» **GIVEN REQUEST**
Faithfully return all lines, omitting every embedded picture.

═════ DATA PROVIDED ═════

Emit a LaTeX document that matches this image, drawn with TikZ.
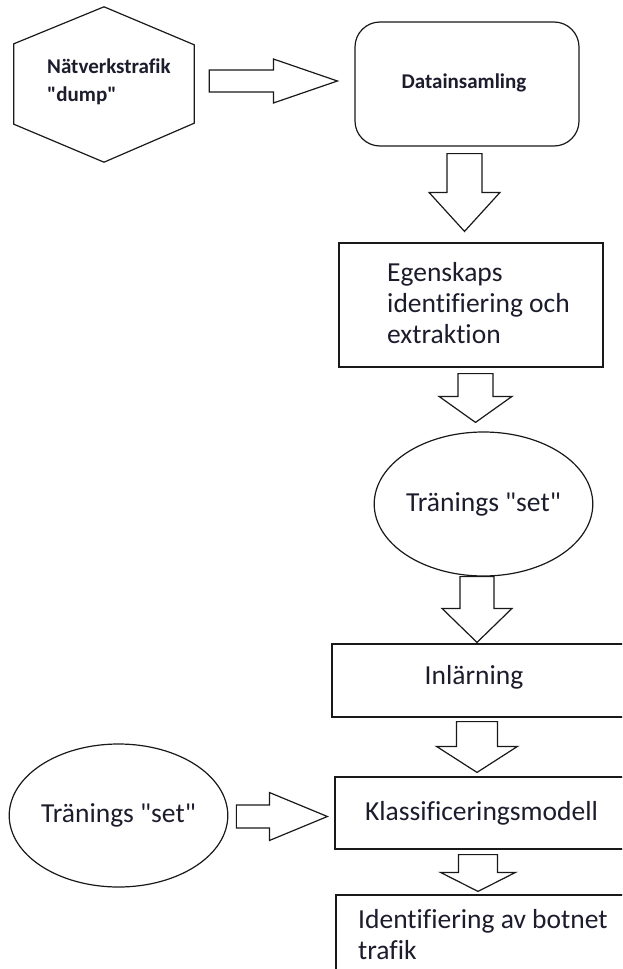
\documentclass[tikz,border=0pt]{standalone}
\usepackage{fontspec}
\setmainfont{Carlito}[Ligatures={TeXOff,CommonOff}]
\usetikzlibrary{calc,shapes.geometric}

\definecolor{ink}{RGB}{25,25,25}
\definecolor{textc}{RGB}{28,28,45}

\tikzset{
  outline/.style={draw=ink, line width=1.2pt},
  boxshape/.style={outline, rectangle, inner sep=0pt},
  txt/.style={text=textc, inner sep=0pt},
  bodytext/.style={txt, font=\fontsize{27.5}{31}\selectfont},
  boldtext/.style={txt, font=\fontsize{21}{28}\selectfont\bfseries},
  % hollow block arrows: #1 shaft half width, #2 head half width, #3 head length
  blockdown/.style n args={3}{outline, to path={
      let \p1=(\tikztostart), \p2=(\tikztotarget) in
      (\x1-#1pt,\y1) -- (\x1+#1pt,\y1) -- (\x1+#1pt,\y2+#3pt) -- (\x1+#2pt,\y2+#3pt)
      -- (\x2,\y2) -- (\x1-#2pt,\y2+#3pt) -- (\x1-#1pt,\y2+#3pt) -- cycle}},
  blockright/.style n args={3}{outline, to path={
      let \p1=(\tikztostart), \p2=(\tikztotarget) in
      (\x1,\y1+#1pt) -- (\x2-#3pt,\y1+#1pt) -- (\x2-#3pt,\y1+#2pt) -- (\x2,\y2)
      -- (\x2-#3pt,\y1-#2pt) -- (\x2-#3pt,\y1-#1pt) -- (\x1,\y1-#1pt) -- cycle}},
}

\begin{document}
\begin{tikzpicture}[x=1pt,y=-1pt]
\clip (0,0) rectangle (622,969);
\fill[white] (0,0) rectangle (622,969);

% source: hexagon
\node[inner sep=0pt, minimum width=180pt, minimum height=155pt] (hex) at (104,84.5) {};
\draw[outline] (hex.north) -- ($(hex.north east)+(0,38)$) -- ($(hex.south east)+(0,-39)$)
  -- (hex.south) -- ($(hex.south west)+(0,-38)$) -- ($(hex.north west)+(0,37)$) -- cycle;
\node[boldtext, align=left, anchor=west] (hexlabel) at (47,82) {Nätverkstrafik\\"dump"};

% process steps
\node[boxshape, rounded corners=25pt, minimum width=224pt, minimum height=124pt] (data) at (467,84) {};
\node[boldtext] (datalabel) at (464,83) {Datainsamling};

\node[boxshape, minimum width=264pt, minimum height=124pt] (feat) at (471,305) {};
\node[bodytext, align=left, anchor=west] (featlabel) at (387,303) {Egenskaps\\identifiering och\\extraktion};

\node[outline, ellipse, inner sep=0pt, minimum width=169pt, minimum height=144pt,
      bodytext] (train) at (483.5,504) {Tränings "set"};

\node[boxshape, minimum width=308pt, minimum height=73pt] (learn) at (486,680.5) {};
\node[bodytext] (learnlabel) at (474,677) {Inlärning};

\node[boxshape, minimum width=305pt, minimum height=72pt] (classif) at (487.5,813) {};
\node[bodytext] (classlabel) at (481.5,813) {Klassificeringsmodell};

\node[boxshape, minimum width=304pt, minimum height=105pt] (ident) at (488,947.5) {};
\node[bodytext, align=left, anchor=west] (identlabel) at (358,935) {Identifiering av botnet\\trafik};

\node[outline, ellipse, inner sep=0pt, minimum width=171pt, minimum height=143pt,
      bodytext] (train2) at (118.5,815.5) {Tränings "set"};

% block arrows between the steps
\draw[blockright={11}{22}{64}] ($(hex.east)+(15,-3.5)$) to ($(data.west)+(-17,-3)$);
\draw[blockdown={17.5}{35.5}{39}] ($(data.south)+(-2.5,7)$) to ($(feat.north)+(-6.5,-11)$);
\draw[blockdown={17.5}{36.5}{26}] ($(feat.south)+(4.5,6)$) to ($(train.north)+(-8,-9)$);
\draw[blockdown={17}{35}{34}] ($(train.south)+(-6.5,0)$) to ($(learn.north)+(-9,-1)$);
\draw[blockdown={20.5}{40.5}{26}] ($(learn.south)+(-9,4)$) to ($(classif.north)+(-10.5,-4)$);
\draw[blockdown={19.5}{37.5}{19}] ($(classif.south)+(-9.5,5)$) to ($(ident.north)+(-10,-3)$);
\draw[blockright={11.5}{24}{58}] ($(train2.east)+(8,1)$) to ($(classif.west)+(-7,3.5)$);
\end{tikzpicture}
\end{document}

═════

» **ANSWER TO THIS TASK**
Emit a LaTeX document that matches this image, drawn with TikZ.
\documentclass[tikz,border=0pt]{standalone}
\usepackage{fontspec}
\setmainfont{Carlito}[Ligatures={TeXOff,CommonOff}]
\usetikzlibrary{calc,shapes.geometric}

\definecolor{ink}{RGB}{25,25,25}
\definecolor{textc}{RGB}{28,28,45}

\tikzset{
  outline/.style={draw=ink, line width=1.2pt},
  boxshape/.style={outline, rectangle, inner sep=0pt},
  txt/.style={text=textc, inner sep=0pt},
  bodytext/.style={txt, font=\fontsize{27.5}{31}\selectfont},
  boldtext/.style={txt, font=\fontsize{21}{28}\selectfont\bfseries},
  % hollow block arrows: #1 shaft half width, #2 head half width, #3 head length
  blockdown/.style n args={3}{outline, to path={
      let \p1=(\tikztostart), \p2=(\tikztotarget) in
      (\x1-#1pt,\y1) -- (\x1+#1pt,\y1) -- (\x1+#1pt,\y2+#3pt) -- (\x1+#2pt,\y2+#3pt)
      -- (\x2,\y2) -- (\x1-#2pt,\y2+#3pt) -- (\x1-#1pt,\y2+#3pt) -- cycle}},
  blockright/.style n args={3}{outline, to path={
      let \p1=(\tikztostart), \p2=(\tikztotarget) in
      (\x1,\y1+#1pt) -- (\x2-#3pt,\y1+#1pt) -- (\x2-#3pt,\y1+#2pt) -- (\x2,\y2)
      -- (\x2-#3pt,\y1-#2pt) -- (\x2-#3pt,\y1-#1pt) -- (\x1,\y1-#1pt) -- cycle}},
}

\begin{document}
\begin{tikzpicture}[x=1pt,y=-1pt]
\clip (0,0) rectangle (622,969);
\fill[white] (0,0) rectangle (622,969);

% source: hexagon
\node[inner sep=0pt, minimum width=180pt, minimum height=155pt] (hex) at (104,84.5) {};
\draw[outline] (hex.north) -- ($(hex.north east)+(0,38)$) -- ($(hex.south east)+(0,-39)$)
  -- (hex.south) -- ($(hex.south west)+(0,-38)$) -- ($(hex.north west)+(0,37)$) -- cycle;
\node[boldtext, align=left, anchor=west] (hexlabel) at (47,82) {Nätverkstrafik\\"dump"};

% process steps
\node[boxshape, rounded corners=25pt, minimum width=224pt, minimum height=124pt] (data) at (467,84) {};
\node[boldtext] (datalabel) at (464,83) {Datainsamling};

\node[boxshape, minimum width=264pt, minimum height=124pt] (feat) at (471,305) {};
\node[bodytext, align=left, anchor=west] (featlabel) at (387,303) {Egenskaps\\identifiering och\\extraktion};

\node[outline, ellipse, inner sep=0pt, minimum width=169pt, minimum height=144pt,
      bodytext] (train) at (483.5,504) {Tränings "set"};

\node[boxshape, minimum width=308pt, minimum height=73pt] (learn) at (486,680.5) {};
\node[bodytext] (learnlabel) at (474,677) {Inlärning};

\node[boxshape, minimum width=305pt, minimum height=72pt] (classif) at (487.5,813) {};
\node[bodytext] (classlabel) at (481.5,813) {Klassificeringsmodell};

\node[boxshape, minimum width=304pt, minimum height=105pt] (ident) at (488,947.5) {};
\node[bodytext, align=left, anchor=west] (identlabel) at (358,935) {Identifiering av botnet\\trafik};

\node[outline, ellipse, inner sep=0pt, minimum width=171pt, minimum height=143pt,
      bodytext] (train2) at (118.5,815.5) {Tränings "set"};

% block arrows between the steps
\draw[blockright={11}{22}{64}] ($(hex.east)+(15,-3.5)$) to ($(data.west)+(-17,-3)$);
\draw[blockdown={17.5}{35.5}{39}] ($(data.south)+(-2.5,7)$) to ($(feat.north)+(-6.5,-11)$);
\draw[blockdown={17.5}{36.5}{26}] ($(feat.south)+(4.5,6)$) to ($(train.north)+(-8,-9)$);
\draw[blockdown={17}{35}{34}] ($(train.south)+(-6.5,0)$) to ($(learn.north)+(-9,-1)$);
\draw[blockdown={20.5}{40.5}{26}] ($(learn.south)+(-9,4)$) to ($(classif.north)+(-10.5,-4)$);
\draw[blockdown={19.5}{37.5}{19}] ($(classif.south)+(-9.5,5)$) to ($(ident.north)+(-10,-3)$);
\draw[blockright={11.5}{24}{58}] ($(train2.east)+(8,1)$) to ($(classif.west)+(-7,3.5)$);
\end{tikzpicture}
\end{document}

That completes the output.